Tuesday, May 3, 2011

Drove my Chevy to the Levee But The Levee Was Gone

Any of you youngsters out there wondering what to do with your life I say get involved with the Army Corp of Engineers. It's a dynamic position that is not for the faint of heart or desk loving pencil pushers. You will be blowing things up and building where no one thought to build. Need a road to the Arctic? Call the Corp of Engineers. I don't know if military service is required but boot camp is worth it if you can guarantee you will work with these folks. They built the Alaskan Highway. Levees. Etc.

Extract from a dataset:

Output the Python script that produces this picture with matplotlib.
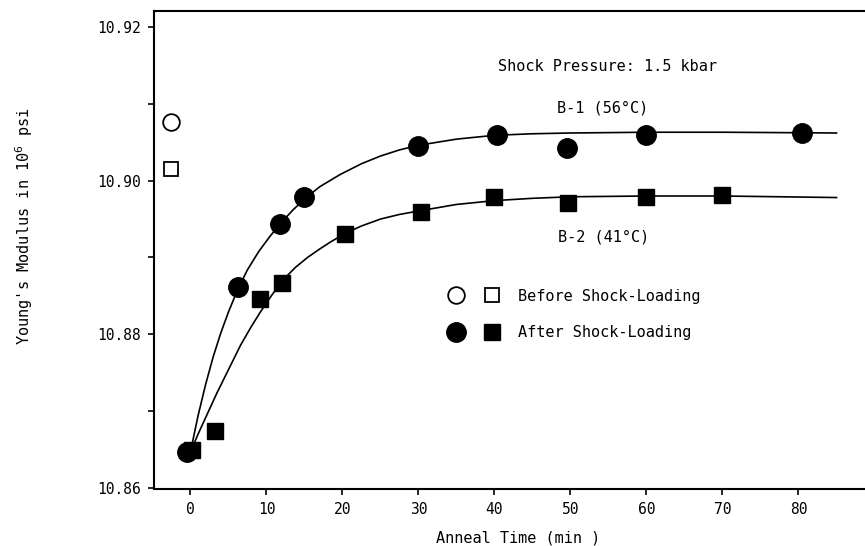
import matplotlib
matplotlib.use("Agg")
import matplotlib.pyplot as plt
from matplotlib.legend_handler import HandlerTuple

# Data
# Before shock-loading (open markers)
before_b1_t = [-2.6]
before_b1_E = [10.9076]
before_b2_t = [-2.5]
before_b2_E = [10.9015]

# After shock-loading, B-1 (56 C) circles
b1_t = [-0.4, 6.2, 11.8, 14.9, 30.0, 40.3, 49.6, 60.0, 80.5]
b1_E = [10.8647, 10.8862, 10.8944, 10.8979, 10.9045, 10.9059, 10.9043, 10.9059, 10.9062]

# After shock-loading, B-2 (41 C) squares
b2_t = [0.2, 3.2, 9.2, 12.1, 20.3, 30.3, 40.0, 49.7, 59.9, 69.9]
b2_E = [10.8649, 10.8674, 10.8846, 10.8867, 10.8931, 10.8959, 10.8979, 10.8971, 10.8979, 10.8981]

# Hand-drawn guide curves
b1_curve_t = [0, 1, 2, 3, 4, 5, 6.2, 7.5, 9, 10.5, 12, 13.5, 15, 17, 19.7, 22.5, 25, 27.5,
              30, 35, 40, 45, 50, 60, 70, 85]
b1_curve_E = [10.8647, 10.8694, 10.8735, 10.8771, 10.8802, 10.8829, 10.8858, 10.8884, 10.8908,
              10.8928, 10.8946, 10.8962, 10.8976, 10.8992, 10.9008, 10.9022, 10.9032, 10.9040,
              10.9046, 10.9054, 10.9059, 10.9061, 10.9062, 10.9063, 10.9063, 10.9062]
b2_curve_t = [0, 1, 2.2, 3.5, 4.9, 6.6, 8, 9.2, 10.7, 12.2, 13.8, 15.4, 17, 18.4, 20.3, 22.5,
              25, 27.5, 30.3, 35, 40, 45, 50, 60, 70, 85]
b2_curve_E = [10.8647, 10.8670, 10.8696, 10.8724, 10.8752, 10.8786, 10.8810, 10.8829, 10.8851,
              10.8871, 10.8887, 10.8900, 10.8911, 10.8920, 10.8931, 10.8941, 10.8950, 10.8956,
              10.8961, 10.8969, 10.8974, 10.8977, 10.8979, 10.8980, 10.8980, 10.8978]

x_ticks = [0, 10, 20, 30, 40, 50, 60, 70, 80]
y_ticks = [10.86, 10.87, 10.88, 10.89, 10.90, 10.91, 10.92]

plt.rcParams['font.family'] = ['DejaVu Sans Mono', 'DejaVu Sans']
fs = 11

fig = plt.figure(figsize=(8.65, 5.46), dpi=100)
ax = fig.add_axes([0.178, 0.1044, 0.822, 0.8755])

ax.plot(b1_curve_t, b1_curve_E, color='black', lw=1.2)
ax.plot(b2_curve_t, b2_curve_E, color='black', lw=1.2)

h_bc, = ax.plot(before_b1_t, before_b1_E, 'o', ms=12, mfc='white', mec='black', mew=1.3, ls='none')
h_bs, = ax.plot(before_b2_t, before_b2_E, 's', ms=10.5, mfc='white', mec='black', mew=1.3, ls='none')
h_ac, = ax.plot(b1_t, b1_E, 'o', ms=14, color='black', ls='none')
h_as, = ax.plot(b2_t, b2_E, 's', ms=11.5, color='black', ls='none')

ax.set_xlim(-4.8, 88.75)
ax.set_ylim(10.85987, 10.92208)
ax.set_xticks(x_ticks)
ax.set_yticks(y_ticks)
ax.set_yticklabels([f"{v:.2f}" if i % 2 == 0 else "" for i, v in enumerate(y_ticks)])
ax.tick_params(direction='out', length=4.5, width=1.2, labelsize=10.5, pad=5)

for side in ['left', 'bottom', 'top']:
    ax.spines[side].set_linewidth(1.5)
ax.spines['right'].set_visible(False)

ax.set_xlabel("Anneal Time (min )", fontsize=fs)
ax.xaxis.set_label_coords(0.512, -0.087)
ax.set_ylabel("Young's Modulus in 10$^6$ psi", fontsize=fs)
ax.yaxis.set_label_coords(-0.168, 0.55)

ax.text(40.5, 10.9148, "Shock Pressure: 1.5 kbar", fontsize=fs, va='center')
ax.text(48.2, 10.9095, "B-1 (56°C)", fontsize=fs, va='center')
ax.text(48.4, 10.8927, "B-2 (41°C)", fontsize=fs, va='center')

leg = ax.legend([(h_bc, h_bs), (h_ac, h_as)],
                ["Before Shock-Loading", "After Shock-Loading"],
                handler_map={tuple: HandlerTuple(ndivide=None, pad=1.0)},
                frameon=False, loc='upper left', bbox_to_anchor=(0.392, 0.448),
                fontsize=fs, handlelength=3.6, handletextpad=1.1,
                labelspacing=1.4, numpoints=1)

plt.savefig("out.png", dpi=100)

Some things are repulsive, like Kenneth Lay's multiple yachts purchased with the loot from utility workers retirement funds, and some things are inspiring, like the Alaskan Highway and my 1978 Vespa Ciao.That is one trip that is next to impossible without a road. Thousands of people did it in 1850 and it must've been horrific. Only the threat of death and promise of gold drove them forward into the maw of the Yukon wilderness. But you and I can take a bicycle up there today, a motorized scooter. Whatever. It's still a difficult trip to make. I've done it 4 times and it's no joke even in a car. I thank the Corp of Engineers since I can't level a cement backerboard floor let alone grade a road through the wilderness and they made that road as unobtrusive as possible, respecting the land and honoring it. I think they knew how special it was and didn't blow up any mountains to make their work easier. It's a very hard road to drive so actually making it must've been mindblowingly hard.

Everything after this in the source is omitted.